Portable High Performance Linpack (HPL) 2.2 from http://www.netlib.org/benchmark/hpl/ .
'HPL' here does not seem to stand for 'Highly Pallalel Linpack' used in TOP500, etc.
Modified for NEC SX Aurora Tsubasa. Created Make.Aurora_mpi from './makes/Make.Linux_Intel64_ncc'
Note)
-
The benchmark result is not final or formal as:
- Code is just out-of-box. The source is un-modified. No special complieoption option is added.
-
Genral consideration about Linpack for SX Aurora Tsubasa:
- Linpack is designed to measure peak performance not susptained performance in real applicationss.
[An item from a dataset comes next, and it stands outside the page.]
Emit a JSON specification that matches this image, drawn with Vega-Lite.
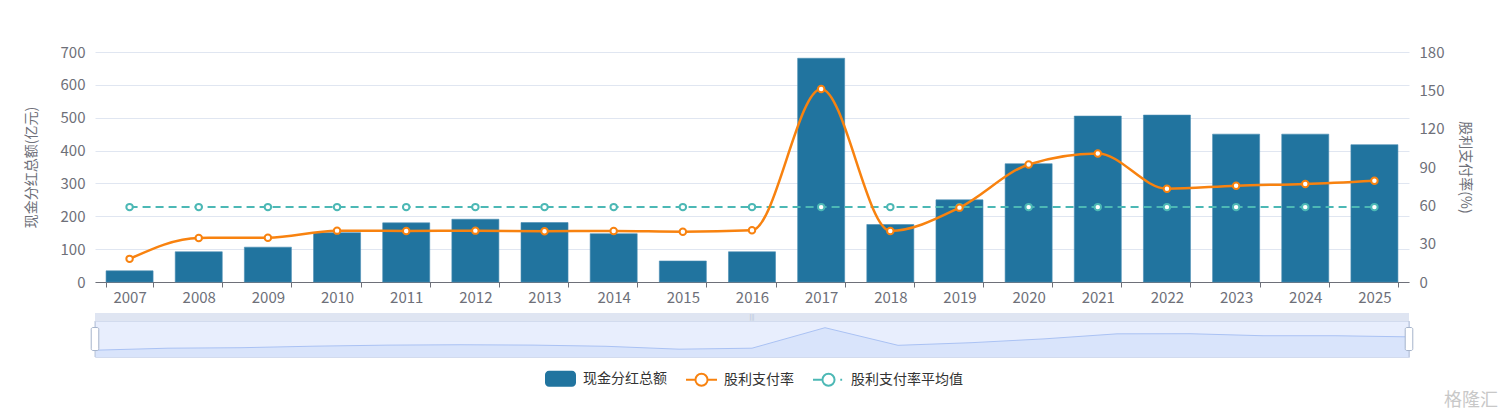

- SX Aurora Tsubasa is designed to extract good performance in sparce matrix calicuration
or random data access to large data set supported
by its hardware (fewer numbers of core, large vector registers, and sophisticated memory pipelie, etc)
and vector compilers.
Along with program optimization or applying heuristics, applications lose parallelizm. Their data access pattern becomes random. It is getting harder to achieving high hit rate on instruction/data cache. - In Linpack, computation is done in blas (Basic Linear Algebra Subroutines) library:
https://en.wikipedia.org/wiki/LINPACK
We may say we are just evaluating the library not vector complier.
We are using:
/opt/nec/ve/nlc/1.0.0/lib/libblas_sequential.a
The Library path is set by:
/opt/nec/ve/mpi/1.1.0/bin/necmpivars.sh
Compile and execution is done on NEC Aurora SX server with NEC MPI installed.
- 'mpincc' : Compiler
- 'mpirun' : Run the compiled executable.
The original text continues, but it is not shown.